When the diesel in one of Louis Ratto’s trash collection trucks blew, he took it as an opportunity. The CEO of the family-owned Ratto Group, which operates refuse and recycling companies in Marin and Sonoma Counties, north of San Francisco, had the truck towed to Wrightspeed in San Jose, Calif., and told its proprietor, Ian Wright, “Here you are. Go to it.”
“It” was converting the truck’s diesel-and-automatic-transmission powertrain to a turbine-electric, plug-in series hybrid, a heavy-duty version of the Wrightspeed Route truck now delivering packages for FedEx. The two met several years ago at a trade show in Long Beach where Wright had a Route in the ride-and-drive exercise. The truck intrigued Ratto.
“I had been looking at alternatives to diesel because it had become so expensive, and the air quality people in California don’t like diesel anyway,” he said. “I looked at the Parker hydraulic hybrid, but it had drawbacks, including that you still had a diesel engine. I looked at compressed natural gas, which a lot of the big [refuse] companies are running now, but found out there are some negatives with it,” including range and maintenance.
Landfill gas is free but it must be filtered, and natural gas filling stations are expensive. So Rotta kept looking.
“And then I saw this [the Wrightspeed turbine-electric] and said, ‘Hey, look at this. This is out of the box. This could work.”
He and Wright agreed to retrofit 17 Freightliner Condor trucks with Route HD powertrains. The blown diesel put a truck in Wright’s hands about six months ahead of schedule. He figures its conversion should be finished by the end of this year.
Each retrofit will cost about $200,000, which is $150,000 more than a natural-gas conversion but $300,000 less than buying a new diesel chassis set up with a Canadian-made Labrie automated-sidearm packer body, as Rotta prefers.
The conversion will breathe new life into the Condors. “They’re really pretty good trucks,” and though they’re no longer produced, he’s found sources for parts to keep them running through the “brutal” constant stopping and starting of a residential trash truck.
The turbine engine will make about 325 hp, Wright says, and can burn a variety of fuels, including diesel and natural gas. Because it’s a series hybrid, the turbine doesn’t directly propel the truck, but turns a generator to produce electricity that’s sent to lithium ion batteries that will store up to 78 kilowatt-hours. They power a pair of electric motors that drive through 4-speed gearboxes that replace the differentials on the rear tandem axles. The motors are each rated at 230 kilowatts and together could produce up to 1,000 hp and 40,000 lb-ft, Wright says. But they’ll be electronically limited “because the drivers would have too much fun with that.”

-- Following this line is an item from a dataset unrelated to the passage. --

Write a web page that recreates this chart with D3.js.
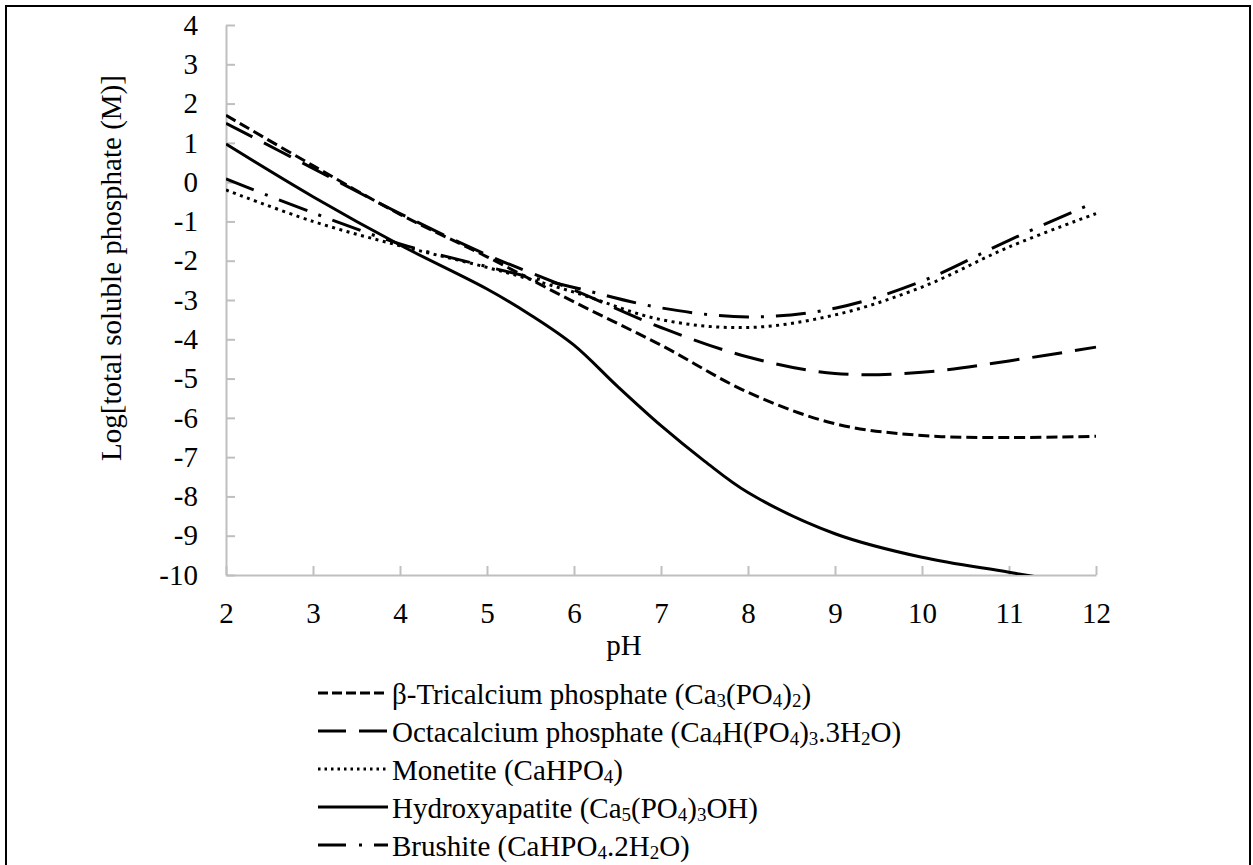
<!DOCTYPE html>
<html>
<head>
<meta charset="utf-8">
<script src="https://cdn.jsdelivr.net/npm/d3@7"></script>
<style>
  body { margin: 0; background: #fff; }
  svg { display: block; font-family: "Liberation Serif", "Times New Roman", serif; }
  .axis path, .axis line { stroke: #bfbfbf; stroke-width: 2; }
  .axis text { font-family: "Liberation Serif", "Times New Roman", serif; font-size: 29px; fill: #000; }
</style>
</head>
<body>
<svg id="chart" width="1253" height="865"></svg>
<script>
// values (pH vs log total soluble phosphate)
var phTicks = [2, 3, 4, 5, 6, 7, 8, 9, 10, 11, 12];
var logTicks = [4, 3, 2, 1, 0, -1, -2, -3, -4, -5, -6, -7, -8, -9, -10];

var phValues = [2, 3, 4, 5, 6, 7, 8, 9, 10, 11, 12];
var tcpValues = [1.7, 0.42, -0.82, -1.9, -3.05, -4.15, -5.35, -6.15, -6.45, -6.5, -6.47];
var ocpValues = [1.5, 0.35, -0.8, -1.85, -2.75, -3.7, -4.45, -4.87, -4.84, -4.55, -4.2];
var monetiteValues = [-0.2, -1.0, -1.62, -2.17, -2.8, -3.5, -3.7, -3.38, -2.67, -1.65, -0.8];
var brushiteValues = [0.08, -0.78, -1.57, -2.15, -2.68, -3.2, -3.43, -3.21, -2.52, -1.48, -0.5];

var hapPh = [2, 3, 4, 5, 5.5, 6, 6.5, 7, 7.5, 8, 9, 10, 11, 12];
var hapValues = [0.97, -0.37, -1.6, -2.72, -3.38, -4.15, -5.2, -6.2, -7.1, -7.9, -8.95, -9.55, -9.93, -10.3];

// legend labels, "_n" marks a subscript digit
var seriesNames = [
  "β-Tricalcium phosphate (Ca_3(PO_4)_2)",
  "Octacalcium phosphate (Ca_4H(PO_4)_3.3H_2O)",
  "Monetite (CaHPO_4)",
  "Hydroxyapatite (Ca_5(PO_4)_3OH)",
  "Brushite (CaHPO_4.2H_2O)"
];

var series = [
  {name: seriesNames[0], x: phValues, y: tcpValues, dash: "11,5", legendDash: "10,4"},
  {name: seriesNames[1], x: phValues, y: ocpValues, dash: "30,13", legendDash: "28,13"},
  {name: seriesNames[2], x: phValues, y: monetiteValues, dash: "3,4.5", legendDash: "2.5,4"},
  {name: seriesNames[3], x: hapPh, y: hapValues, dash: null, legendDash: null},
  {name: seriesNames[4], x: phValues, y: brushiteValues, dash: "30,12,3,12", legendDash: "28,13,3,12"}
];

var svg = d3.select("#chart");
var margin = {left: 226, top: 25, right: 157, bottom: 290};
var width = 1253 - margin.left - margin.right;
var height = 865 - margin.top - margin.bottom;

// outer frame
svg.append("rect")
    .attr("x", 6).attr("y", 6)
    .attr("width", 1244).attr("height", 900)
    .attr("fill", "none")
    .attr("stroke", "#000")
    .attr("stroke-width", 2);

var g = svg.append("g")
    .attr("transform", "translate(" + margin.left + "," + margin.top + ")");

var x = d3.scaleLinear().domain([2, 12]).range([0, width]);
var y = d3.scaleLinear().domain([-10, 4]).range([height, 0]);

// plain hyphen for negatives, like the reference
var fmt = function(d) { return String(d); };

g.append("g")
    .attr("class", "axis")
    .call(d3.axisLeft(y).tickValues(logTicks).tickFormat(fmt)
      .tickSize(-9).tickPadding(28).tickSizeOuter(0));

g.append("g")
    .attr("class", "axis")
    .attr("transform", "translate(0," + height + ")")
    .call(d3.axisBottom(x).tickValues(phTicks).tickFormat(fmt)
      .tickSize(-9).tickPadding(27).tickSizeOuter(0));

g.selectAll(".axis").attr("font-family", null).attr("font-size", null);

// axis titles
svg.append("text")
    .attr("x", 624).attr("y", 655)
    .attr("text-anchor", "middle")
    .style("font-size", "29px")
    .text("pH");

svg.append("text")
    .attr("transform", "translate(121," + (margin.top + 243) + ") rotate(-90)")
    .attr("text-anchor", "middle")
    .style("font-size", "29px")
    .text("Log[total soluble phosphate (M)]");

// clip so Hydroxyapatite stops at the -10 axis
g.append("clipPath").attr("id", "plotclip")
  .append("rect")
    .attr("x", 0).attr("y", -5)
    .attr("width", width + 2).attr("height", height + 5);

var line = d3.line()
    .x(function(d) { return x(d[0]); })
    .y(function(d) { return y(d[1]); })
    .curve(d3.curveCatmullRom.alpha(0.5));

var plot = g.append("g").attr("clip-path", "url(#plotclip)");

series.forEach(function(s) {
  var pts = s.x.map(function(v, i) { return [v, s.y[i]]; });
  plot.append("path")
      .datum(pts)
      .attr("d", line)
      .attr("fill", "none")
      .attr("stroke", "#000")
      .attr("stroke-width", 3)
      .attr("stroke-dasharray", s.dash);
});

// legend
var legendTop = 693, legendStep = 38;
var legend = svg.append("g");

series.forEach(function(s, i) {
  var ly = legendTop + i * legendStep;
  legend.append("line")
      .attr("x1", 318).attr("x2", 388)
      .attr("y1", ly).attr("y2", ly)
      .attr("stroke", "#000")
      .attr("stroke-width", 3)
      .attr("stroke-dasharray", s.legendDash);

  var t = legend.append("text")
      .attr("x", 392).attr("y", ly + 11)
      .style("font-size", "29px");

  // split into normal text and subscript digits
  var parts = s.name.split(/(_\d)/).filter(function(p) { return p; });
  var shift = 0;
  parts.forEach(function(p) {
    if (p[0] === "_") {
      t.append("tspan")
          .attr("dy", 3 - shift)
          .style("font-size", "19px")
          .text(p.slice(1));
      shift = 3;
    } else {
      t.append("tspan")
          .attr("dy", -shift)
          .text(p);
      shift = 0;
    }
  });
});
</script>
</body>
</html>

Motors become generators during braking, sending electricity to the batteries so the turbine works less, and reducing wear on foundation brakes. Plug-in capability will allow a truck to run up to 40 miles on grid power, and the turbine generator gives it unlimited range.
Wright says he’s gotten interest in the Route HD from large fleets and truck builders, “but it’s too soon to talk about it.”
Ratto believes the Route HD’s efficient powertrain could save 50% to 90% in fuel over a straight diesel powertrain. “I’m hoping to convert all 200 of my residential trucks,” he says. “And if this works out, it will take me off the radar that California has for diesels.”